RWE Innogy, Bilfinger Offshore, DONG Energy, EnBW, E.ON and Vattenfall joined forces last year and launched a pilot project to test the alternative installation method for offshore foundations. The project was part of the Carbon Trust Offshore Wind Accelerator, a research and development program for reducing the costs of offshore wind energy.
The tests involved a comparison of the conventional method of impact hammering with the vibration of steel piles in a test environment on land. It aimed to prove whether vibratory piling can offer a faster and more environmentally friendly method of installing steel foundations for offshore wind farms and to evaluate the method with regard to stability.
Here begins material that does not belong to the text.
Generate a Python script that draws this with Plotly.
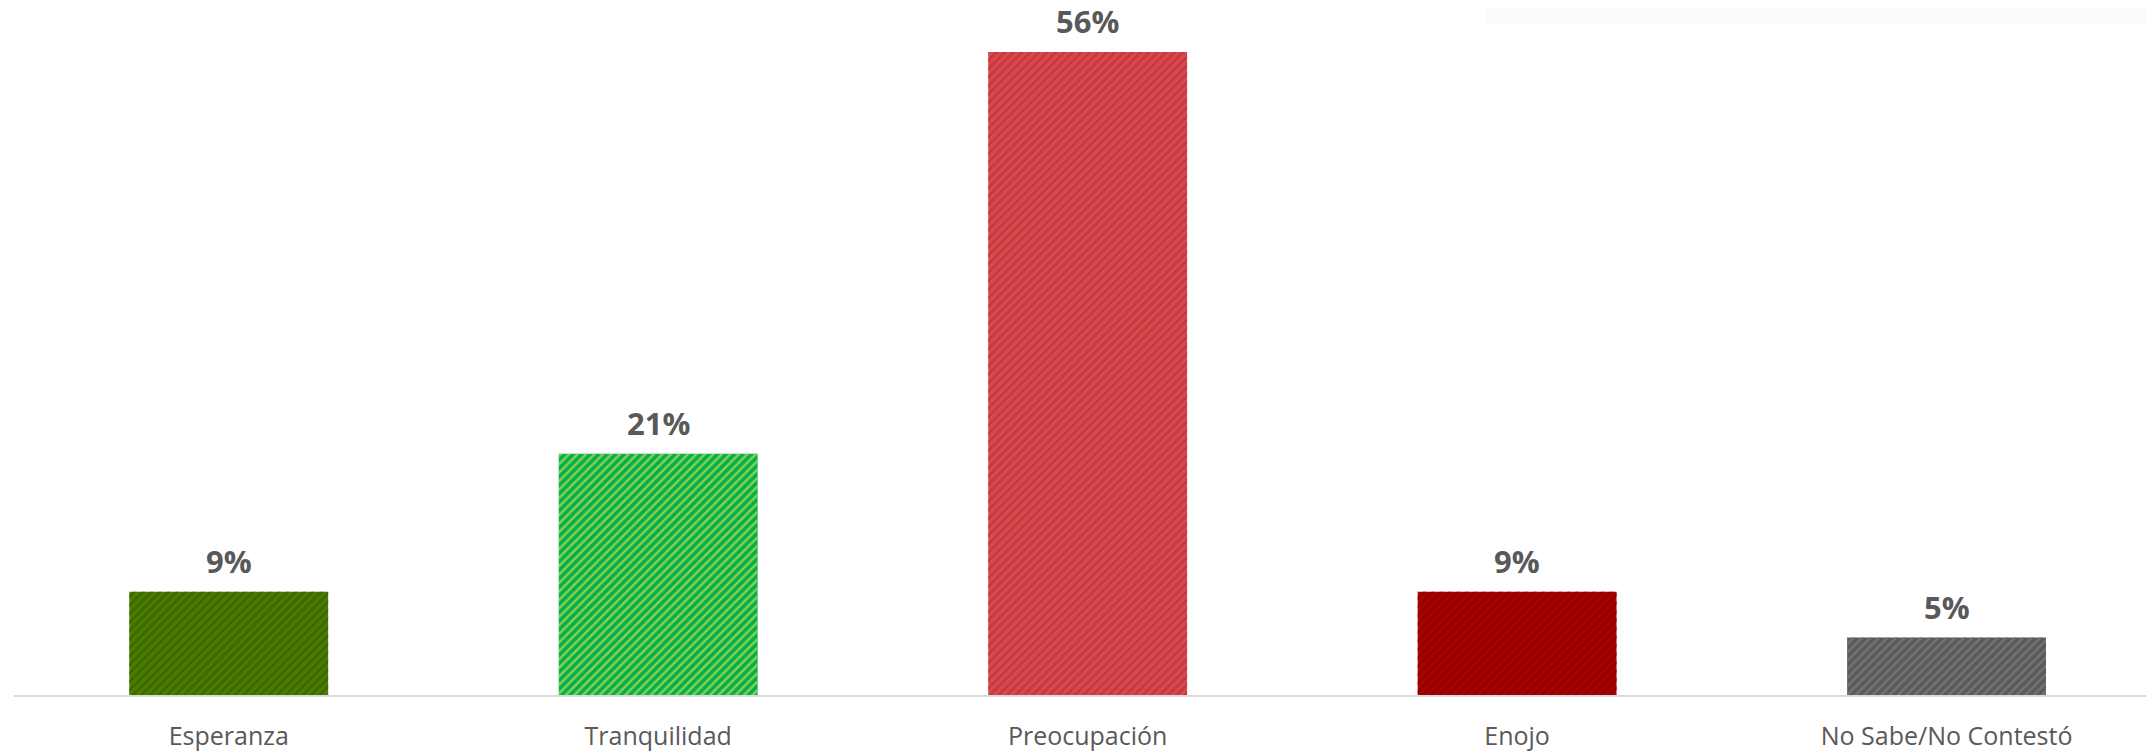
import plotly.graph_objects as go

categories = ["Esperanza", "Tranquilidad", "Preocupación", "Enojo", "No Sabe/No Contestó"]
values = [9, 21, 56, 9, 5]
value_labels = ["9%", "21%", "56%", "9%", "5%"]

bg_colors = ["#4a7c00", "#00b050", "#d9474c", "#aa0000", "#5a5a5a"]
fg_colors = ["#3c6600", "#8fd04c", "#bf383d", "#8e0000", "#747474"]

fig = go.Figure()
# solid base bars
fig.add_trace(go.Bar(
    x=categories, y=values, width=0.463,
    marker=dict(color=bg_colors, line=dict(width=0)),
    hoverinfo="skip",
))
# diagonal stripe overlay
fig.add_trace(go.Bar(
    x=categories, y=values, width=0.463,
    marker=dict(
        color="rgba(0,0,0,0)",
        line=dict(width=0),
        pattern=dict(shape="/", fgcolor=fg_colors, bgcolor="rgba(0,0,0,0)",
                     size=6, solidity=0.4, fillmode="replace", fgopacity=1),
    ),
    hoverinfo="skip",
))

for c, v, t in zip(categories, values, value_labels):
    fig.add_annotation(x=c, y=v, text=f"<b>{t}</b>", showarrow=False,
                       yanchor="bottom", yshift=9, borderpad=0,
                       font=dict(family="Open Sans, Noto Sans, sans-serif", size=31, color="#595959"))

fig.add_shape(type="rect", xref="paper", yref="paper", x0=0.688, x1=1.0, y0=0.978, y1=1.02,
              fillcolor="#fafbfd", line=dict(width=0), layer="below")

fig.update_layout(
    width=2146, height=746,
    margin=dict(l=6, r=0, t=0, b=59),
    paper_bgcolor="white", plot_bgcolor="white",
    showlegend=False, barmode="overlay",
    xaxis=dict(range=[-0.5, 4.483], showline=True, linecolor="#d9d9d9", linewidth=2,
               ticks="", showgrid=False, zeroline=False,
               tickfont=dict(family="Open Sans, Noto Sans, sans-serif", size=25, color="#595959"),
               ticklabelstandoff=18),
    yaxis=dict(range=[0, 59.83], visible=False, showgrid=False, zeroline=False),
)

fig.write_html("out.html")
In Summer 2014, three steel piles were vibrated and another three piles were hammered conventionally into saturated, sandy soil on a test area near Cuxhaven, Germany. The piles were then left in the ground for a period of four month before they underwent static load testing, which examined how the piles behave when subjected to the kind of lateral load that is typical in offshore conditions.
RWE Innogy was the project lead and contracted Bilfinger Offshore, who also sponsored parts of the project, to execute the major test works. The 4.3m diameter monopiles were the very first produced from the new Steelwind Nordenham fabrication facility, the hammer was supplied by IHC Hydrohammer and the vibrator was supplied by PVE Dieseko.
Technical University Braunschweig ran the data capture, such as installation times and noise emissions in collaboration with various other institutions and technical experts alongside certification and regulatory authorities.
RWE Innogy now plans to build on these tests and launch an additional subproject intended to investigate ways of optimizing the installation methodology itself.